Keshi worked with the Nigeria youth team in his early managerial years before taking Togo’s national team role in 2004. Keshi also coached Mali national team for two years before handling the Nigeria Super Eagles managerial role in 2011.

He led the Super Eagles to their third AFCON title in 2013, becoming one of the only two players that have won the AFCON as a player and coach, the second being Egypt’s Mahmoud El-Gohary.

Keshi also guided Nigeria to the 2013 Confederations Cup and the 2014 FIFA world cup, becoming the first coach to lead two different AFRICA Nations to the world cup (Nigeria and Togo). He died on June 7th, 2016, aged 64.

3. Otto Gloria

Otto Gloria was a Brazilian manager known for his numerous managerial stints across Europe. He coached the Portuguese national team, winning a Bronze medal in the 1966 world cup; and Benfica, where he won nine trophies.

Otto had numerous other stints with clubs in Europe and Brazil before taking the Nigerian job in 1978.

Otto Gloria was the man who infused confidence into the Nigerian footballing world and set up the nation to become a footballing powerhouse when he won their first AFCON title in 1980.

He also led Nigeria to the 1980 Olympic football tournament in Moscow, a competition Nigeria qualified for after Ghana pulled out due to political reasons.

NFF sacked Otto as coach of the super eagles after an unimpressive outing in the AFCON 1982 finals in Libya. While not many fans nowadays know who Otto was, he remains one of Nigeria’s greatest-ever coaches.

4. Jo Bonfrere

Jo Bonfrere was the man behind Nigeria’s infamous triumph at the Atlanta 1996 Olympic games. Nigeria dramatically overcame stronger teams like Brazil and Argentina to clinch gold in one of the greatest moments in Nigeria’s sporting history.

Bonfrere took Nigeria to a second-place finish at AFCON 2000, a tournament co-hosted by Nigeria and Ghana.

While Bonfrere didn’t win any African cup of nations trophy with the National team, he remains one of the best coaches the country has ever produced, thanks to his Olympics exploits.

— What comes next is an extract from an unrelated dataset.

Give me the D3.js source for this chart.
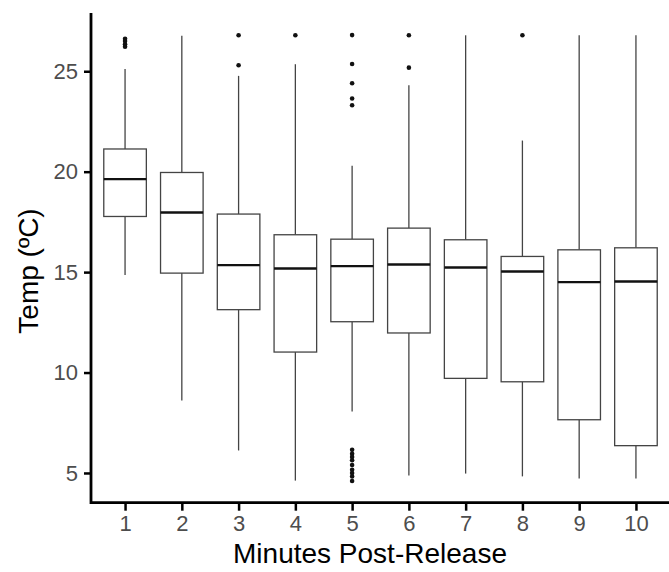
<!DOCTYPE html>
<html>
<head>
<meta charset="utf-8">
<script src="https://cdn.jsdelivr.net/npm/d3@7"></script>
<style>
  body { margin: 0; background: #fff; }
  svg { display: block; font-family: "Liberation Sans", Arial, sans-serif; }
</style>
</head>
<body>
<svg id="chart" width="669" height="572"></svg>
<script>
const minutes = [1, 2, 3, 4, 5, 6, 7, 8, 9, 10]
const whiskerLow = [14.85, 8.61, 6.12, 4.62, 8.06, 4.88, 4.97, 4.83, 4.72, 4.72]
const q1 = [17.77, 14.95, 13.13, 11.02, 12.53, 11.97, 9.71, 9.54, 7.65, 6.36]
const medians = [19.63, 17.97, 15.35, 15.18, 15.3, 15.38, 15.23, 15.03, 14.5, 14.53]
const q3 = [21.13, 19.96, 17.89, 16.86, 16.64, 17.19, 16.61, 15.78, 16.11, 16.21]
const whiskerHigh = [25.11, 26.77, 24.77, 25.35, 20.3, 24.3, 26.79, 21.55, 26.79, 26.79]

// [minute, value]
const outliers = [
  [1, 26.62], [1, 26.5], [1, 26.35], [1, 26.22],
  [3, 26.79], [3, 25.3],
  [4, 26.79],
  [5, 26.8], [5, 25.36], [5, 24.4], [5, 23.64], [5, 23.31],
  [5, 6.15], [5, 5.96], [5, 5.8], [5, 5.63], [5, 5.4], [5, 5.16], [5, 5.0], [5, 4.83], [5, 4.6],
  [6, 26.79], [6, 25.18],
  [8, 26.79]
]

const yTicks = [5, 10, 15, 20, 25]

const mLeft = 91
const mRight = 670
const mTop = 13
const mBottom = 502.7

const svg = d3.select("#chart")

const x = d3.scaleLinear([0.4, 10.6], [mLeft, mRight])
const y = d3.scaleLinear([3.52, 27.9], [mBottom, mTop])
const boxW = (x(1) - x(0)) * 0.75

const boxes = minutes.map((m, i) => ({
  m,
  lo: whiskerLow[i],
  q1: q1[i],
  med: medians[i],
  q3: q3[i],
  hi: whiskerHigh[i]
}))

const g = svg.append("g").classed("boxes", true)

// whiskers
g.selectAll("line.whisk-hi")
  .data(boxes)
  .join("line")
  .classed("whisk-hi", true)
  .attr("x1", (d) => x(d.m))
  .attr("x2", (d) => x(d.m))
  .attr("y1", (d) => y(d.q3))
  .attr("y2", (d) => y(d.hi))
  .attr("stroke", "#444")
  .attr("stroke-width", 1.3)

g.selectAll("line.whisk-lo")
  .data(boxes)
  .join("line")
  .classed("whisk-lo", true)
  .attr("x1", (d) => x(d.m))
  .attr("x2", (d) => x(d.m))
  .attr("y1", (d) => y(d.q1))
  .attr("y2", (d) => y(d.lo))
  .attr("stroke", "#444")
  .attr("stroke-width", 1.3)

// boxes
g.selectAll("rect.box")
  .data(boxes)
  .join("rect")
  .classed("box", true)
  .attr("x", (d) => x(d.m) - boxW / 2)
  .attr("width", boxW)
  .attr("y", (d) => y(d.q3))
  .attr("height", (d) => y(d.q1) - y(d.q3))
  .attr("fill", "#fff")
  .attr("stroke", "#444")
  .attr("stroke-width", 1.3)

// medians
g.selectAll("line.median")
  .data(boxes)
  .join("line")
  .classed("median", true)
  .attr("x1", (d) => x(d.m) - boxW / 2)
  .attr("x2", (d) => x(d.m) + boxW / 2)
  .attr("y1", (d) => y(d.med))
  .attr("y2", (d) => y(d.med))
  .attr("stroke", "#111")
  .attr("stroke-width", 2.4)

// outliers
svg.append("g")
  .selectAll("circle")
  .data(outliers)
  .join("circle")
  .attr("cx", (d) => x(d[0]))
  .attr("cy", (d) => y(d[1]))
  .attr("r", 2.3)
  .attr("fill", "#111")

// axes
const yAxis = svg.append("g")
  .attr("transform", `translate(${mLeft},0)`)
  .call(d3.axisLeft(y).tickValues(yTicks).tickSize(7).tickPadding(6))
const xAxis = svg.append("g")
  .attr("transform", `translate(0,${mBottom})`)
  .call(d3.axisBottom(x).tickValues(minutes).tickSize(8).tickPadding(5))

;[yAxis, xAxis].forEach((a) => {
  a.select(".domain").remove()
  a.selectAll(".tick line").attr("stroke", "#000").attr("stroke-width", 2.5)
  a.selectAll(".tick text")
    .attr("fill", "#4d4d4d")
    .style("font-size", "22px")
    .style("font-family", "'Liberation Sans', Arial, sans-serif")
})

// axis lines
svg.append("path")
  .attr("d", `M${mLeft},${mTop}V${mBottom}H${mRight}`)
  .attr("fill", "none")
  .attr("stroke", "#000")
  .attr("stroke-width", 2.8)

// titles
svg.append("text")
  .attr("x", 370)
  .attr("y", 563)
  .attr("text-anchor", "middle")
  .style("font-size", "28px")
  .text("Minutes Post-Release")

svg.append("text")
  .attr("transform", "translate(38,271) rotate(-90)")
  .attr("text-anchor", "middle")
  .style("font-size", "28px")
  .text("Temp (ºC)")
</script>
</body>
</html>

He handled the Nigeria Nation Women’s team and various other teams in his lengthy career. Bonfrere received a three-bedroom apartment from the Nigerian government for his contribution to Nigerian football in 2018.

5. Shuaibu Ahmodu

Shuaibu Ahmodu led the Super Eagles to the world cup tournaments in 2002 and 2010 but never coached the team at the World Cup.

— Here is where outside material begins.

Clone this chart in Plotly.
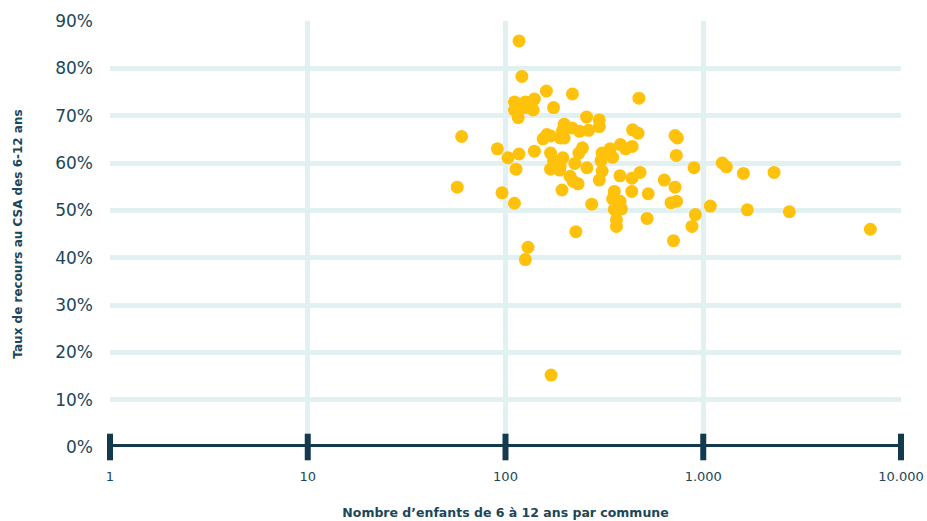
import plotly.graph_objects as go

# Number of children aged 6-12 per commune
enfants = [117, 121, 161, 218, 473, 111, 126, 140, 126, 111, 138, 175, 116, 257, 298, 298,
           198, 217, 237, 263, 439, 468, 60, 162, 169, 155, 189, 198, 194, 91, 103, 117,
           140, 245, 235, 169, 195, 175, 224, 113, 169, 188, 258, 308, 338, 348, 304, 381,
           405, 437, 308, 298, 212, 220, 233, 193, 379, 436, 479, 635, 720, 898, 731, 720,
           740, 96, 111, 435, 527, 355, 348, 380, 355, 386, 364, 364, 273, 520, 687, 733,
           912, 877, 707, 227, 130, 126, 57, 170, 1086, 1248, 1309, 1596, 2280, 1671, 2724,
           6998, 189]
# CSA take-up rate (%)
taux = [85.8, 78.3, 75.2, 74.6, 73.7, 72.9, 72.9, 73.5, 71.7, 71.2, 71.2, 71.7, 69.6, 69.7, 69.1, 67.7,
        68.2, 67.4, 66.7, 66.9, 67.0, 66.3, 65.6, 66.0, 65.7, 65.1, 65.3, 65.3, 66.8, 63.0, 61.1, 61.9,
        62.5, 63.2, 62.1, 62.1, 61.1, 60.5, 59.9, 58.7, 58.7, 58.5, 59.0, 62.1, 63.0, 61.2, 60.5, 63.9,
        63.0, 63.5, 58.3, 56.4, 57.2, 56.1, 55.6, 54.3, 57.3, 56.8, 58.0, 56.4, 54.9, 59.0, 61.6, 65.8,
        65.3, 53.7, 51.5, 54.0, 53.5, 54.0, 52.4, 51.9, 50.2, 50.3, 48.0, 46.6, 51.3, 48.3, 51.6, 51.9,
        49.1, 46.6, 43.6, 45.5, 42.2, 39.6, 54.9, 15.2, 50.9, 60.0, 59.2, 57.8, 58.0, 50.1, 49.7,
        46.0, 59.4]

x_ticks = [1, 10, 100, 1000, 10000]
x_tick_labels = ["1", "10", "100", "1.000", "10.000"]
y_ticks = [0, 10, 20, 30, 40, 50, 60, 70, 80, 90]
y_tick_labels = [f"{v}%" for v in y_ticks]

DARK = "#1a4759"
AXIS = "#123a4c"
GRID = "#e1f1f1"
GOLD = "#fec20c"
FONT = "DejaVu Sans, sans-serif"

fig = go.Figure()
fig.add_trace(go.Scatter(
    x=enfants, y=taux, mode="markers",
    marker=dict(color=GOLD, size=13, line=dict(width=0)),
    hoverinfo="x+y", showlegend=False,
))
# decade tick marks on the baseline
fig.add_trace(go.Scatter(
    x=x_ticks, y=[0] * len(x_ticks), mode="markers",
    marker=dict(symbol="line-ns", size=19, line=dict(color=AXIS, width=6)),
    cliponaxis=False, hoverinfo="skip", showlegend=False,
))

fig.update_layout(
    width=927, height=521,
    margin=dict(l=110, r=26, t=21, b=74),
    plot_bgcolor="white", paper_bgcolor="white",
    font=dict(family=FONT, color=DARK),
    xaxis=dict(
        type="log", range=[0, 4], automargin=False,
        tickvals=x_ticks, ticktext=x_tick_labels,
        tickfont=dict(size=13, color=DARK, family=FONT),
        showgrid=True, gridcolor=GRID, gridwidth=5,
        showline=False, zeroline=False, ticks="",
        ticklabelstandoff=20, ticklabeloverflow="allow",
        title=dict(text="<b>Nombre d’enfants de 6 à 12 ans par commune</b>",
                   font=dict(size=12.5, color=DARK, family=FONT), standoff=25),
    ),
    yaxis=dict(
        range=[0, 90], automargin=False,
        tickvals=y_ticks, ticktext=y_tick_labels,
        tickfont=dict(size=17, color=DARK, family=FONT),
        showgrid=True, gridcolor=GRID, gridwidth=5,
        zeroline=False, showline=False, ticks="",
        ticklabelstandoff=16,
        title=dict(text="<b>Taux de recours au CSA des 6-12 ans</b>",
                   font=dict(size=12, color=DARK, family=FONT), standoff=30),
    ),
    shapes=[dict(type="line", xref="paper", yref="y", x0=0, x1=1, y0=0, y1=0,
                 line=dict(color=AXIS, width=6), layer="above")],
)

fig.write_html(
    "out.html",
    config={"displayModeBar": False},
    post_script="document.body.style.margin='0';document.body.style.overflow='hidden';",
)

He also managed numerous Nigerian clubs and was briefly on the touchline for Orlando Pirates in 1996-1997. He finished third in AFCON twice and fourth in the FIFA Confederations cup once as coach of the National team.

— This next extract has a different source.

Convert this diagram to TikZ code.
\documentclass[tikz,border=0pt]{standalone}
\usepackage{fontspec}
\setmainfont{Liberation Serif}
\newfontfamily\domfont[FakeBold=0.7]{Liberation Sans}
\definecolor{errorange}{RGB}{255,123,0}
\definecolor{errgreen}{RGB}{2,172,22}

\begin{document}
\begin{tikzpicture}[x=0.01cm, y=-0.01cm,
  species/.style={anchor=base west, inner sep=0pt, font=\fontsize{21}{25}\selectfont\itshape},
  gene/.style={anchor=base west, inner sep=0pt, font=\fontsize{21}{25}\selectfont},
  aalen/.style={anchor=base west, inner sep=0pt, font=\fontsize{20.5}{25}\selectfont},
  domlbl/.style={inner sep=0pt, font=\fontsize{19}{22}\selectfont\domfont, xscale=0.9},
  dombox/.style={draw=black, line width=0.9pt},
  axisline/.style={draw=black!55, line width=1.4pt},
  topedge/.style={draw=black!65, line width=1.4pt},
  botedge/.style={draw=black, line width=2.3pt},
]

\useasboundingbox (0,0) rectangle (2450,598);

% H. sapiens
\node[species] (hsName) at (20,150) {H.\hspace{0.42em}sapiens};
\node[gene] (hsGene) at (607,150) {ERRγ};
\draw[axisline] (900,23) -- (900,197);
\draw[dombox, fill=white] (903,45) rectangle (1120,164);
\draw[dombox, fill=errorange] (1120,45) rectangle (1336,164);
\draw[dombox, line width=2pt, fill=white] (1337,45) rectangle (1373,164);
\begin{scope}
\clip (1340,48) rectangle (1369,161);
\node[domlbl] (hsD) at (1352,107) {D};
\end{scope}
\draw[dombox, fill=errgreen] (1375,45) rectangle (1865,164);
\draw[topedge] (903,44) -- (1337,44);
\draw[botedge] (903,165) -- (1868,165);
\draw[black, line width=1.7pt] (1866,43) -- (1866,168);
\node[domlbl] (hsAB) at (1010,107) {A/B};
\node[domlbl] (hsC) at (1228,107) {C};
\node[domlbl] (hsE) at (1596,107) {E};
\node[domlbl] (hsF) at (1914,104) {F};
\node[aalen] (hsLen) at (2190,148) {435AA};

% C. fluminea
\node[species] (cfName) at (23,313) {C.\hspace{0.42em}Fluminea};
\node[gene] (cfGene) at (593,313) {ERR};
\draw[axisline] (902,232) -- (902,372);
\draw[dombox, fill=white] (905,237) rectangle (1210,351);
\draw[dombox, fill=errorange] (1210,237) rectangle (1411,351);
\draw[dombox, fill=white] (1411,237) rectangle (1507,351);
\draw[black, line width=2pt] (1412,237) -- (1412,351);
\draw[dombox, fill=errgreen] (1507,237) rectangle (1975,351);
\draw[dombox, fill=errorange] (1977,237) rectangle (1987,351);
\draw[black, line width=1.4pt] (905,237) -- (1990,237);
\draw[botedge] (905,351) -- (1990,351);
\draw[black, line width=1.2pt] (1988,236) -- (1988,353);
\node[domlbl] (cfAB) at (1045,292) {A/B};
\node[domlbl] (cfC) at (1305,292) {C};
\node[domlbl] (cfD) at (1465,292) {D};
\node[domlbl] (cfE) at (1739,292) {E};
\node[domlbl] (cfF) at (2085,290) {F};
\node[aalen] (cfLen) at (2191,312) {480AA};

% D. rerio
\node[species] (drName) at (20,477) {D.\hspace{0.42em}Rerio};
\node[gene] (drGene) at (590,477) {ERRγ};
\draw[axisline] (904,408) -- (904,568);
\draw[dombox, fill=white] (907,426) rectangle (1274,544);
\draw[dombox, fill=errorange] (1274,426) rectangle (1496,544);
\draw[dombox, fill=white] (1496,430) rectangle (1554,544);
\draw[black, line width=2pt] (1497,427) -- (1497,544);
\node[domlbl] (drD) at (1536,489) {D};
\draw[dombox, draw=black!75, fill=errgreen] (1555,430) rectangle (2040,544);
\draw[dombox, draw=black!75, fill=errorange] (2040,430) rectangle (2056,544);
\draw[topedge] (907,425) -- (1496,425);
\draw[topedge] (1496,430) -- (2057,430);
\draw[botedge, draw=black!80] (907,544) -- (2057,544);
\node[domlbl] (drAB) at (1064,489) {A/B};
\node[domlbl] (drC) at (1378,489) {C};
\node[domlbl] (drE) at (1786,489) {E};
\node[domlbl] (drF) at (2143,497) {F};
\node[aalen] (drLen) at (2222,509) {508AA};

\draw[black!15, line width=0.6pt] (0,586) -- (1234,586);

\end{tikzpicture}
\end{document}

While he didn’t achieve as much as other coaches on this list, Shuaibu Ahmodu’s national team career was affected by the decision-making by the Nigerian Football Federation. He died on June 10th, 2016, three days after Stephen Keshi passed away.


Nigeria wouldn’t have been what it is in football without the remarkable achievements of the coaches on this list. They anchored the national team bravely to international glory, helping cement the country’s status as one of the best footballing nations globally.

Nigeria also has a plethora of locally based coaches who’ve made an impact in football, like Salisu Yusuf, Keneddy Boboye, Samson Siasia, and Gbenga Ogungbote.